PROMPT: Write out the opening lines of the data word for word, up to and including the line with "var axisUnit = 'DKK", and leave every picture and every later line out.

Data entries
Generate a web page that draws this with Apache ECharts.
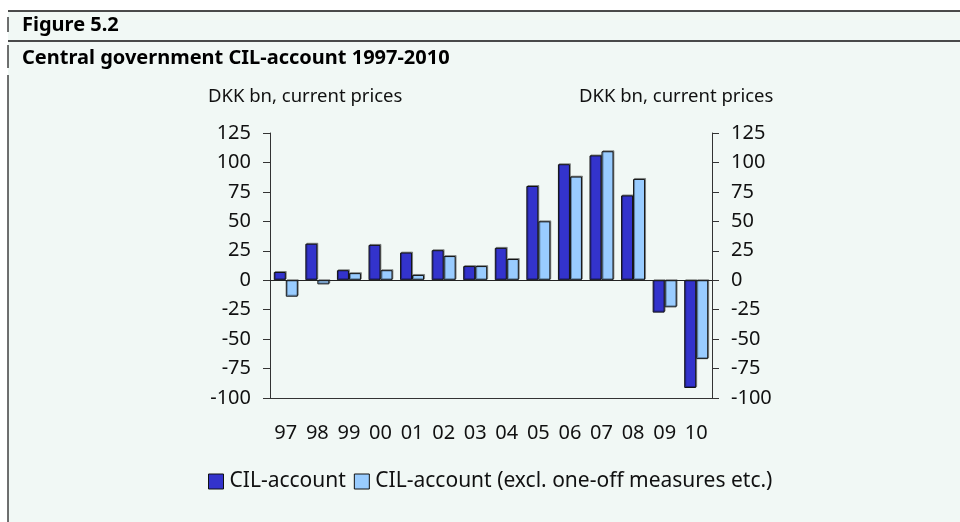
<!DOCTYPE html>
<html lang="en">
<head>
    <meta charset="UTF-8">
    <title>Figure 5.2</title>
    <script src="https://cdn.jsdelivr.net/npm/echarts@6/dist/echarts.min.js"></script>
    <style>
        html, body { margin: 0; padding: 0; background: #fff; }
        #chart { width: 960px; height: 522px; }
    </style>
</head>
<body>
    <div id="chart"></div>
    <script>
        // data
        var years = ['97', '98', '99', '00', '01', '02', '03', '04', '05', '06', '07', '08', '09', '10'];
        var cilAccount = [7, 31, 8.5, 30, 23.5, 25.5, 12, 27.5, 80, 98.5, 106, 72, -27.5, -91.5];
        var cilExclOneOff = [-14, -3.5, 6, 8.5, 4.5, 20.5, 12, 18, 50, 88, 109.5, 86, -23, -67];
        var seriesNames = ['CIL-account', 'CIL-account (excl. one-off measures etc.)'];
        var axisUnit = 'DKK bn, current prices';

        var font = 'Noto Sans';
        var myChart = echarts.init(document.getElementById('chart'));

        var yAxisBase = function (pos) {
            return {
                type: 'value',
                position: pos,
                min: -100,
                max: 125,
                interval: 25,
                splitLine: { show: false },
                axisLine: { show: true, lineStyle: { color: '#333', width: 1 } },
                axisTick: { show: true, inside: false, length: 7, lineStyle: { color: '#333' } },
                axisLabel: { margin: 19, color: '#111', fontSize: 20, fontFamily: font }
            };
        };

        var barStyle = function (color) {
            return {
                color: color,
                borderColor: '#111',
                borderWidth: 1,
                shadowColor: 'rgba(0,0,0,0.35)',
                shadowBlur: 0,
                shadowOffsetX: 1,
                shadowOffsetY: -1
            };
        };

        var option = {
            backgroundColor: '#fff',
            animation: false,
            textStyle: { fontFamily: font },
            graphic: [
                // mint panel and the frame lines
                { type: 'rect', z: -10, shape: { x: 8, y: 11, width: 952, height: 511 }, style: { fill: '#f1f8f5' } },
                { type: 'line', shape: { x1: 8, y1: 11, x2: 960, y2: 11 }, style: { stroke: '#111', lineWidth: 1.5 } },
                { type: 'line', shape: { x1: 8, y1: 41, x2: 960, y2: 41 }, style: { stroke: '#111', lineWidth: 1.5 } },
                { type: 'line', shape: { x1: 8, y1: 17, x2: 8, y2: 32 }, style: { stroke: '#111', lineWidth: 1.2 } },
                { type: 'line', shape: { x1: 8, y1: 45, x2: 8, y2: 68 }, style: { stroke: '#111', lineWidth: 1.2 } },
                { type: 'line', shape: { x1: 8, y1: 75, x2: 8, y2: 522 }, style: { stroke: '#111', lineWidth: 1.2 } },
                { type: 'text', left: 22, top: 15, style: { text: 'Figure 5.2', font: 'bold 20px "Noto Sans"', fill: '#000' } },
                { type: 'text', left: 22, top: 48, style: { text: 'Central government CIL-account 1997-2010', font: 'bold 20px "Noto Sans"', fill: '#000' } },
                { type: 'text', left: 208, top: 87, style: { text: axisUnit, font: '18.5px "Noto Sans"', fill: '#111' } },
                { type: 'text', left: 579, top: 87, style: { text: axisUnit, font: '18.5px "Noto Sans"', fill: '#111' } }
            ],
            grid: { left: 270, right: 248, top: 133, bottom: 124, containLabel: false },
            legend: {
                top: 466,
                left: 203,
                itemWidth: 15,
                itemHeight: 15,
                itemGap: 8,
                icon: 'rect',
                itemStyle: { borderColor: '#111', borderWidth: 1 },
                textStyle: { fontSize: 21, color: '#111', fontFamily: font, padding: [0, 0, 0, 1] },
                data: seriesNames
            },
            xAxis: {
                type: 'category',
                data: years,
                axisLine: { onZero: false, lineStyle: { color: '#333', width: 1 } },
                axisTick: { show: false },
                axisLabel: { margin: 25, color: '#111', fontSize: 20, fontFamily: font, interval: 0 }
            },
            yAxis: [yAxisBase('left'), yAxisBase('right')],
            series: [
                {
                    name: seriesNames[0],
                    type: 'bar',
                    data: cilAccount,
                    barWidth: 12,
                    barGap: '0%',
                    itemStyle: barStyle('#3333cc'),
                    markLine: {
                        silent: true,
                        symbol: 'none',
                        label: { show: false },
                        lineStyle: { color: '#222', type: 'solid', width: 1 },
                        data: [{ yAxis: 0 }]
                    }
                },
                {
                    name: seriesNames[1],
                    type: 'bar',
                    data: cilExclOneOff,
                    barWidth: 12,
                    barGap: '0%',
                    itemStyle: barStyle('#99ccff')
                }
            ]
        };

        myChart.setOption(option);
    </script>
</body>
</html>
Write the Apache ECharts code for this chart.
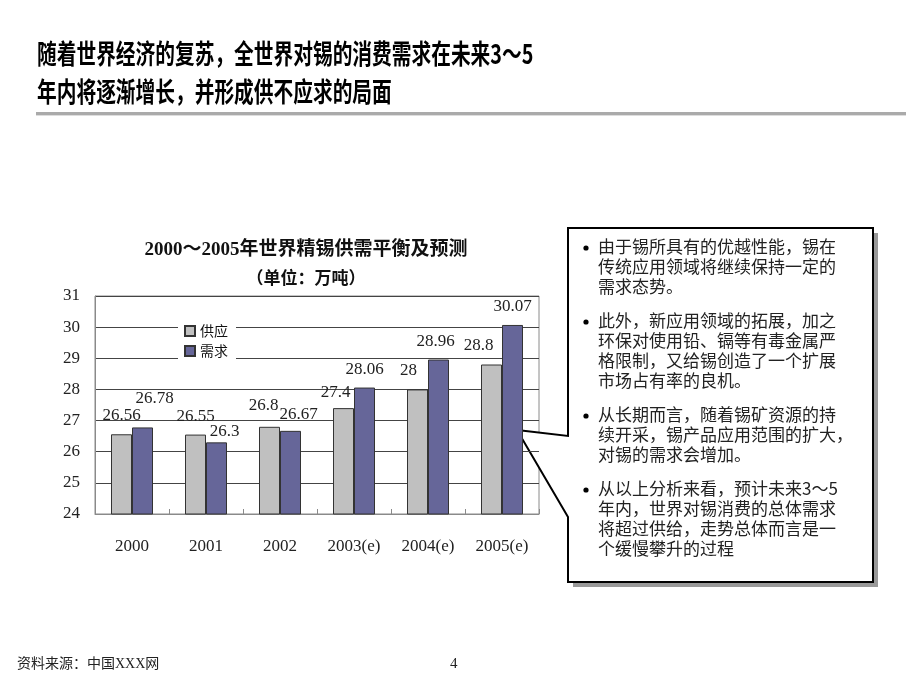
<!DOCTYPE html>
<html><head><meta charset="utf-8">
<script src="https://cdn.jsdelivr.net/npm/echarts@6/dist/echarts.min.js"></script>
<style>html,body{margin:0;padding:0;background:#fff}#c{width:920px;height:690px}</style>
</head><body><div id="c"></div>
<script>
// ---- data ----
const categories = ['2000', '2001', '2002', '2003(e)', '2004(e)', '2005(e)'];
const supplyValues = [26.56, 26.55, 26.8, 27.4, 28, 28.8];
const demandValues = [26.78, 26.3, 26.67, 28.06, 28.96, 30.07];
const seriesNames = ['供应', '需求'];
const yTicks = [24, 25, 26, 27, 28, 29, 30, 31];
const headingLines = ['随着世界经济的复苏，全世界对锡的消费需求在未来3～5', '年内将逐渐增长，并形成供不应求的局面'];
const chartTitle = '2000～2005年世界精锡供需平衡及预测';
const chartSubtitle = '（单位：万吨）';
const bullets = [
  ['由于锡所具有的优越性能，锡在', '传统应用领域将继续保持一定的', '需求态势。'],
  ['此外，新应用领域的拓展，加之', '环保对使用铅、镉等有毒金属严', '格限制，又给锡创造了一个扩展', '市场占有率的良机。'],
  ['从长期而言，随着锡矿资源的持', '续开采，锡产品应用范围的扩大，', '对锡的需求会增加。'],
  ['从以上分析来看，预计未来3～5', '年内，世界对锡消费的总体需求', '将超过供给，走势总体而言是一', '个缓慢攀升的过程']
];
const sourceText = '资料来源：中国XXX网';
const pageNumber = '4';

// ---- label nudges (style only) ----
const supplyShift = [[0,0],[0,0],[-6,-3],[-8,3],[-9,0],[-13,0]];
const demandShift = [[12,-10],[8,8],[8,2],[0,0],[-3,0],[0,0]];

const SERIF = '"Liberation Serif","Noto Sans CJK SC",serif';
const CJK = '"Noto Sans CJK SC",sans-serif';

function items(vals, shifts) {
  return vals.map((v, i) => ({ value: v, label: { offset: shifts[i] } }));
}

const chart = echarts.init(document.getElementById('c'), null, { renderer: 'canvas' });

// bullets layout
const bulletGraphics = [];
let y = 237;
bullets.forEach(p => {
  bulletGraphics.push({ type: 'circle', shape: { cx: 586, cy: y + 11, r: 2.6 }, style: { fill: '#000' } });
  bulletGraphics.push({ type: 'text', left: 598, top: y, style: { text: p.join('\n'), font: '17px ' + CJK, fill: '#222', lineHeight: 20 } });
  y += p.length * 20 + 14;
});

const option = {
  backgroundColor: '#fff',
  animation: false,
  title: [
    { text: chartTitle, left: 301, top: 236, textAlign: 'center',
      textStyle: { fontFamily: SERIF, fontSize: 19, fontWeight: 'bold', color: '#111' } },
    { text: chartSubtitle, left: 301, top: 266, textAlign: 'center',
      textStyle: { fontFamily: SERIF, fontSize: 17, fontWeight: 'bold', color: '#111' } }
  ],
  legend: {
    data: seriesNames, orient: 'vertical', left: 178, top: 320, itemWidth: 10, itemHeight: 10,
    itemGap: 6, padding: [4, 8, 4, 6], backgroundColor: '#fff',
    textStyle: { fontFamily: CJK, fontSize: 14, color: '#111' },
    icon: 'rect'
  },
  grid: { left: 95, top: 296, right: 381, bottom: 176, show: true, borderColor: '#8a8a8a', borderWidth: 1 },
  xAxis: {
    type: 'category', data: categories,
    axisLine: { lineStyle: { color: '#8a8a8a' } },
    axisTick: { show: true, inside: true, length: 5, lineStyle: { color: '#8a8a8a' } },
    axisLabel: { fontFamily: SERIF, fontSize: 17, color: '#222', margin: 24 }
  },
  yAxis: {
    type: 'value', min: yTicks[0], max: yTicks[yTicks.length - 1], interval: 1,
    axisLine: { show: true, lineStyle: { color: '#8a8a8a' } },
    axisTick: { show: false },
    axisLabel: { fontFamily: SERIF, fontSize: 17, color: '#222', margin: 15 },
    splitLine: { lineStyle: { color: '#444', width: 1 } }
  },
  series: [
    { name: seriesNames[0], type: 'bar', data: items(supplyValues, supplyShift), barWidth: 21, barGap: '0%',
      itemStyle: { color: '#c0c0c0', borderColor: '#333', borderWidth: 1 },
      label: { show: true, position: 'top', distance: 10, fontFamily: SERIF, fontSize: 17, color: '#222' } },
    { name: seriesNames[1], type: 'bar', data: items(demandValues, demandShift), barWidth: 21, barGap: '0%',
      itemStyle: { color: '#666699', borderColor: '#333', borderWidth: 1 },
      label: { show: true, position: 'top', distance: 10, fontFamily: SERIF, fontSize: 17, color: '#222' } }
  ],
  graphic: [
    { type: 'text', x: 37, y: 40, scaleX: 0.73, style: { text: headingLines[0], font: 'bold 27px ' + CJK, fill: '#000' } },
    { type: 'text', x: 37, y: 78, scaleX: 0.73, style: { text: headingLines[1], font: 'bold 27px ' + CJK, fill: '#000' } },
    { type: 'rect', shape: { x: 36, y: 112, width: 870, height: 3 }, style: { fill: '#aaa' } },
    { type: 'rect', shape: { x: 36, y: 115, width: 870, height: 1 }, style: { fill: '#ddd' } },
    // callout shadow
    { type: 'polygon', shape: { points: [[573, 233], [878, 233], [878, 587], [573, 587], [573, 522], [522, 435], [573, 441]] },
      style: { fill: '#999' } },
    { type: 'polygon', shape: { points: [[568, 228], [873, 228], [873, 582], [568, 582], [568, 517], [517, 430], [568, 436]] },
      style: { fill: '#fff', stroke: '#000', lineWidth: 2 } },
    ...bulletGraphics,
    { type: 'text', left: 17, top: 657, style: { text: sourceText, font: '14px ' + SERIF, fill: '#222' } },
    { type: 'text', left: 450, top: 657, style: { text: pageNumber, font: '15px ' + SERIF, fill: '#222' } }
  ]
};
chart.setOption(option);
</script></body></html>
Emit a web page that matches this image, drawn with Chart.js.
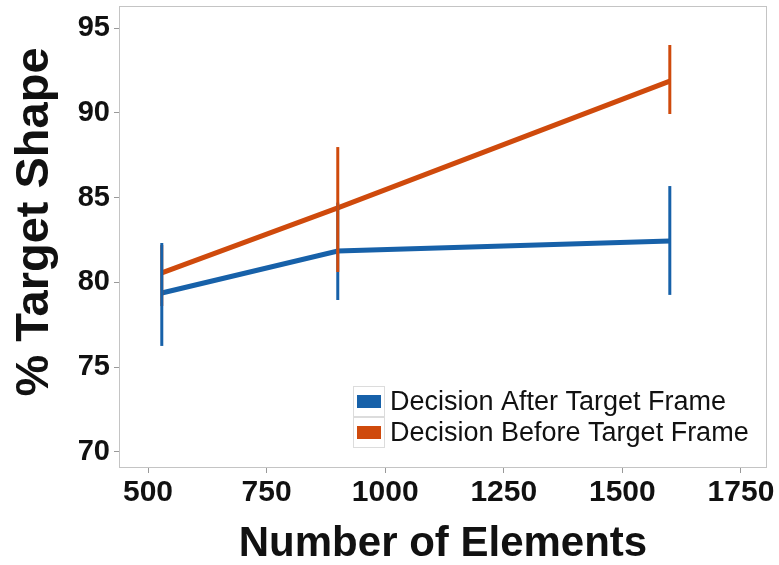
<!DOCTYPE html>
<html>
<head>
<meta charset="utf-8">
<script src="https://cdn.jsdelivr.net/npm/chart.js@4"></script>
<style>
  html, body { margin: 0; padding: 0; background: #fff; }
  #wrap { width: 779px; height: 565px; }
</style>
</head>
<body>
<div id="wrap"><canvas id="chart" width="779" height="565"></canvas></div>
<script>
const xValues = [529, 900, 1600];
const afterMeans = [79.37, 81.85, 82.44];
const afterLow = [76.25, 78.96, 79.26];
const afterHigh = [82.32, 84.7, 85.68];
const beforeMeans = [80.56, 84.39, 91.87];
const beforeLow = [78.6, 80.61, 89.93];
const beforeHigh = [82.2, 87.98, 94.0];
const xTicks = [500, 750, 1000, 1250, 1500, 1750];
const yTicks = [70, 75, 80, 85, 90, 95];
const seriesLabels = ["Decision After Target Frame", "Decision Before Target Frame"];
const yTitle = "% Target Shape";

const blue = "#1761a9";
const orange = "#cf4a0c";
const font = "'Liberation Sans', Arial, sans-serif";

const errors = [
  { low: afterLow, high: afterHigh },
  { low: beforeLow, high: beforeHigh },
];

// error bars: at each x the narrower bar goes first, wider on top
const errorBars = {
  id: "errorBars",
  afterDatasetsDraw(chart) {
    const { ctx, scales } = chart;
    ctx.save();
    ctx.lineWidth = 3;
    xValues.forEach((x, i) => {
      const order = [0, 1].sort(
        (a, b) => (errors[a].high[i] - errors[a].low[i]) - (errors[b].high[i] - errors[b].low[i])
      );
      order.forEach((d) => {
        const px = scales.x.getPixelForValue(x);
        ctx.strokeStyle = chart.data.datasets[d].borderColor;
        ctx.beginPath();
        ctx.moveTo(px, scales.y.getPixelForValue(errors[d].low[i]));
        ctx.lineTo(px, scales.y.getPixelForValue(errors[d].high[i]));
        ctx.stroke();
      });
    });
    ctx.restore();
  },
};

const panel = {
  id: "panel",
  afterDraw(chart) {
    const { ctx, chartArea: a } = chart;
    ctx.save();
    ctx.strokeStyle = "#c4c4c4";
    ctx.lineWidth = 1;
    ctx.strokeRect(a.left + 0.5, a.top + 0.5, a.right - a.left - 1, a.bottom - a.top - 1);

    // y title, placed a bit above the panel centre like the original
    ctx.save();
    ctx.translate(35, 222);
    ctx.rotate(-Math.PI / 2);
    ctx.fillStyle = "#111";
    ctx.font = "bold 47px " + font;
    ctx.textAlign = "center";
    ctx.textBaseline = "middle";
    ctx.fillText(yTitle, 0, 0);
    ctx.restore();

    // legend
    const keyX = 353, keyY = 386, keyW = 32, keyH = 31;
    chart.data.datasets.forEach((ds, i) => {
      const y = keyY + i * keyH;
      ctx.fillStyle = "#fff";
      ctx.fillRect(keyX, y, keyW, keyH);
      ctx.strokeStyle = "#dcdcdc";
      ctx.strokeRect(keyX + 0.5, y + 0.5, keyW - 1, keyH - 1);
      ctx.fillStyle = ds.borderColor;
      ctx.fillRect(keyX + 4, y + 9, keyW - 8, 13);
      ctx.fillStyle = "#111";
      ctx.font = "27px " + font;
      ctx.textBaseline = "middle";
      ctx.textAlign = "left";
      ctx.fillText(ds.label, keyX + keyW + 5, y + keyH / 2 + 1);
    });
    ctx.restore();
  },
};

new Chart(document.getElementById("chart"), {
  type: "line",
  data: {
    datasets: [
      {
        label: seriesLabels[0],
        data: xValues.map((x, i) => ({ x, y: afterMeans[i] })),
        borderColor: blue,
        borderWidth: 5,
        pointRadius: 0,
        tension: 0,
      },
      {
        label: seriesLabels[1],
        data: xValues.map((x, i) => ({ x, y: beforeMeans[i] })),
        borderColor: orange,
        borderWidth: 5,
        pointRadius: 0,
        tension: 0,
      },
    ],
  },
  options: {
    responsive: false,
    animation: false,
    layout: {
      padding: { top: 6, right: 12, left: 0, bottom: 0 },
    },
    plugins: {
      legend: { display: false },
      tooltip: { enabled: false },
    },
    scales: {
      x: {
        type: "linear",
        min: 438.8,
        max: 1804.9,
        afterBuildTicks(scale) {
          scale.ticks = xTicks.map((v) => ({ value: v }));
        },
        afterFit(scale) {
          scale.height = 97;
          scale.paddingLeft = 0;
          scale.paddingRight = 0;
        },
        border: { display: false },
        grid: {
          drawOnChartArea: false,
          tickLength: 5,
          color: "#999",
        },
        ticks: {
          color: "#111",
          padding: 2,
          font: { family: font, size: 30, weight: "bold" },
          maxRotation: 0,
          callback: (v) => String(v),
        },
        title: {
          display: true,
          text: "Number of Elements",
          color: "#111",
          font: { family: font, size: 42, weight: "bold", lineHeight: 1 },
          padding: { top: 0, bottom: 0 },
        },
      },
      y: {
        min: 69.05,
        max: 96.3,
        afterBuildTicks(scale) {
          scale.ticks = yTicks.map((v) => ({ value: v }));
        },
        afterFit(scale) {
          scale.width = 119;
          scale.paddingTop = 0;
          scale.paddingBottom = 0;
        },
        border: { display: false },
        grid: {
          drawOnChartArea: false,
          tickLength: 5,
          color: "#999",
        },
        ticks: {
          color: "#111",
          padding: 4,
          font: { family: font, size: 29, weight: "bold" },
        },
      },
    },
  },
  plugins: [errorBars, panel],
});
</script>
</body>
</html>
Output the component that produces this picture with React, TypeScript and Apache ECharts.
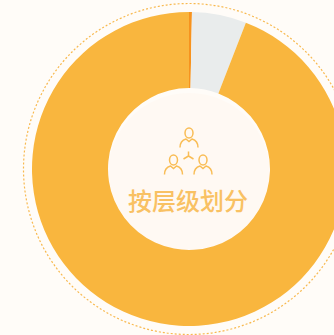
import React, { useEffect, useRef } from "react";
import * as echarts from "echarts";

const names = ["高层", "中层", "基层"];
const values = [0.3, 5.6, 94.1];
const colors = ["#f7931e", "#e9ecec", "#f9b63e"];
const title = "按层级划分";

const person = (x: number, y: number) =>
  `M${x - 4} ${y}a4 5 0 1 0 8 0a4 5 0 1 0 -8 0Z` +
  `M${x - 9} ${y + 14.5}c0 -5 2.5 -7.5 6 -8.5l3 2.5l3 -2.5c3.5 1 6 3.5 6 8.5`;
const iconPath =
  person(189, 133) + person(173.5, 160) + person(203, 160) +
  "M188.5 156v-4.5M188.5 156l-5 3M188.5 156l5 3";

echarts.graphic.registerShape("peopleIcon", echarts.graphic.extendPath(iconPath, {}) as any);

export default function App() {
  const ref = useRef<HTMLDivElement>(null);
  useEffect(() => {
    const chart = echarts.init(ref.current!, undefined, { renderer: "svg" });
    chart.setOption({
      animation: false,
      backgroundColor: "#fffcf8",
      series: [
        {
          type: "pie",
          center: [189, 169],
          radius: [81, 157],
          startAngle: 90,
          clockwise: true,
          silent: true,
          label: { show: false },
          labelLine: { show: false },
          data: names.map((name, i) => ({
            name,
            value: values[i],
            itemStyle: { color: colors[i] },
          })),
        },
      ],
      graphic: [
        {
          type: "circle",
          z: 1,
          shape: { cx: 189, cy: 169, r: 165.5 },
          style: { fill: "none", stroke: "#f8b94f", lineWidth: 1.2, lineDash: [2, 2] },
        },
        {
          type: "circle",
          z: 1,
          shape: { cx: 189, cy: 174, r: 81 },
          style: { fill: "#fff9f3" },
        },
        {
          type: "peopleIcon",
          z: 5,
          style: { fill: "none", stroke: "#f9bd55", lineWidth: 1.5 },
        },
        {
          type: "text",
          z: 5,
          x: 188,
          y: 199,
          style: {
            text: title,
            fill: "#f9c163",
            font: '500 24px "Noto Sans CJK SC"',
            align: "center",
            verticalAlign: "middle",
          },
        },
      ],
    });
    return () => chart.dispose();
  }, []);
  return (
    <div
      ref={ref}
      style={{ position: "fixed", left: 0, top: 0, width: 334, height: 335 }}
    />
  );
}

REPLY:
Generate a web page that draws this with Apache ECharts.
<!DOCTYPE html>
<html lang="en">
<head>
    <meta charset="UTF-8">
    <title>Figure 5.2</title>
    <script src="https://cdn.jsdelivr.net/npm/echarts@6/dist/echarts.min.js"></script>
    <style>
        html, body { margin: 0; padding: 0; background: #fff; }
        #chart { width: 960px; height: 522px; }
    </style>
</head>
<body>
    <div id="chart"></div>
    <script>
        // data
        var years = ['97', '98', '99', '00', '01', '02', '03', '04', '05', '06', '07', '08', '09', '10'];
        var cilAccount = [7, 31, 8.5, 30, 23.5, 25.5, 12, 27.5, 80, 98.5, 106, 72, -27.5, -91.5];
        var cilExclOneOff = [-14, -3.5, 6, 8.5, 4.5, 20.5, 12, 18, 50, 88, 109.5, 86, -23, -67];
        var seriesNames = ['CIL-account', 'CIL-account (excl. one-off measures etc.)'];
        var axisUnit = 'DKK bn, current prices';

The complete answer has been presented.